*Aim:*
Reproduce, character for character, the lines below from the first through the one with "import seaborn as sns". Leave pictures out.

**** Data segment

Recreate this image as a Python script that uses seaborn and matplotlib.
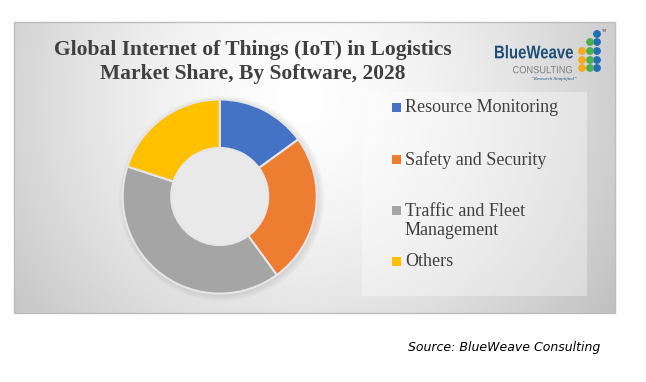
import numpy as np
import matplotlib
matplotlib.use("Agg")
import matplotlib.pyplot as plt
from matplotlib.patches import Rectangle, Circle, PathPatch
from matplotlib.textpath import TextPath
from matplotlib.font_manager import FontProperties
from matplotlib.transforms import Affine2D
import seaborn as sns

# ---- data ----
categories = ["Resource Monitoring", "Safety and Security",
              "Traffic and Fleet\nManagement", "Others"]
shares = [15, 25, 40, 20]
colors = ["#4472C4", "#ED7D31", "#A5A5A5", "#FFC000"]
title_lines = "Global Internet of Things (IoT) in Logistics\nMarket Share, By Software, 2028"
source_text = "Source: BlueWeave Consulting"

sns.set_theme(style="white")
plt.rcParams['font.family'] = ['DejaVu Sans']

W, H = 646, 382
fig = plt.figure(figsize=(W / 100, H / 100), dpi=100)
fig.patch.set_facecolor("white")

# background axes in pixel coordinates
bg = fig.add_axes([0, 0, 1, 1])
bg.set_xlim(0, W)
bg.set_ylim(H, 0)
bg.axis("off")


def fit_text(s, x0, x1, ytop, ybot, prop, color, z=4):
    tp = TextPath((0, 0), s, size=20, prop=prop)
    ext = tp.get_extents()
    sx = (x1 - x0) / ext.width
    sy = (ybot - ytop) / ext.height
    tr = (Affine2D().translate(-ext.x0, -ext.y0).scale(sx, -sy)
          .translate(x0, ybot) + bg.transData)
    bg.add_patch(PathPatch(tp, transform=tr, facecolor=color,
                           edgecolor="none", zorder=z))


# panel radial gradient
px0, py0, px1, py1 = 14, 22, 615, 313
xs = np.linspace(px0, px1, 300)
ys = np.linspace(py0, py1, 150)
X, Y = np.meshgrid(xs, ys)
d = np.hypot(X - 300, Y - 100)
val = 255 - 63 * (d / 380) ** 1.5
val = np.clip(val, 180, 255) / 255.0
img = np.dstack([val, val, val])
bg.imshow(img, extent=(px0, px1, py1, py0), aspect="auto", zorder=0,
          interpolation="bilinear")
bg.add_patch(Rectangle((px0, py0), px1 - px0, py1 - py0, fill=False,
                       edgecolor="#bdbdbd", linewidth=1.0, zorder=1))

# legend box
bg.add_patch(Rectangle((362, 92), 225, 204, facecolor="white", alpha=0.35,
                       edgecolor="none", zorder=1))

# title
bg.text(253, 62, title_lines, ha="center", va="center", fontsize=15.5,
        fontweight="bold", family=["Liberation Serif"], color="#404040",
        linespacing=1.25, zorder=3)

# logo
fit_text("BlueWeave", 495, 573, 45, 58.5,
         FontProperties(family="Liberation Sans", weight="bold"), "#1F4E79")
fit_text("CONSULTING", 513, 572, 66, 73.3,
         FontProperties(family="Liberation Sans"), "#7f7f7f")
bg.text(554, 78.5, "\u201cResearch Simplified\u201d", ha="center", va="center",
        fontsize=3.6, style="italic", family=["Liberation Serif"],
        color="#1F4E79", zorder=3)
for r, yy in enumerate([34, 42, 51, 60, 68]):
    bg.add_patch(Circle((597, yy), 3.2, color="#1F6FB8", zorder=3))
    if r >= 1:
        bg.add_patch(Circle((590, yy), 3.2, color="#4CAF50", zorder=3))
    if r >= 2:
        bg.add_patch(Circle((582, yy), 3.2, color="#F6A821", zorder=3))
bg.text(604, 31, "TM", fontsize=2.5, color="#404040", ha="center",
        va="center", zorder=3)

# legend entries (equal slots)
slot_y = [107, 159, 210, 261]
for lab, col, yy in zip(categories, colors, slot_y):
    bg.add_patch(Rectangle((392, yy - 4.5), 9, 9, facecolor=col,
                           edgecolor="none", zorder=3))
    bg.text(405, yy - 7.5, lab, ha="left", va="top", fontsize=13,
            family=["Liberation Serif"], color="#404040",
            linespacing=1.2, zorder=3)

# source
bg.text(600, 348, source_text, ha="right", va="center", fontsize=9,
        style="italic", family=["DejaVu Sans"], color="#000000", zorder=3)

# donut
cx, cy, R = 219.7, 196.5, 99
ax = fig.add_axes([(cx - R) / W, 1 - (cy + R) / H, 2 * R / W, 2 * R / H])
# soft shadow
for k in range(6):
    ax.add_patch(Circle((0.02, -0.02), 1.0 + 0.012 * k, color="#808080",
                        alpha=0.035, zorder=0, linewidth=0, clip_on=False))
ax.pie(shares, colors=colors, startangle=90, counterclock=False,
       wedgeprops=dict(width=0.5, edgecolor="#e6e6e6", linewidth=1.5))
ax.set_xlim(-1.02, 1.02)
ax.set_ylim(-1.02, 1.02)
ax.set_aspect("equal")
ax.axis("off")
ax.patch.set_alpha(0)
ax.add_patch(Circle((0, 0), 0.5, color="#e9e9e9", zorder=0.5))

fig.savefig("out.png", dpi=100, facecolor="white")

********

*Answer for the task:*
Recreate this image as a Python script that uses seaborn and matplotlib.
import numpy as np
import matplotlib
matplotlib.use("Agg")
import matplotlib.pyplot as plt
from matplotlib.patches import Rectangle, Circle, PathPatch
from matplotlib.textpath import TextPath
from matplotlib.font_manager import FontProperties
from matplotlib.transforms import Affine2D
import seaborn as sns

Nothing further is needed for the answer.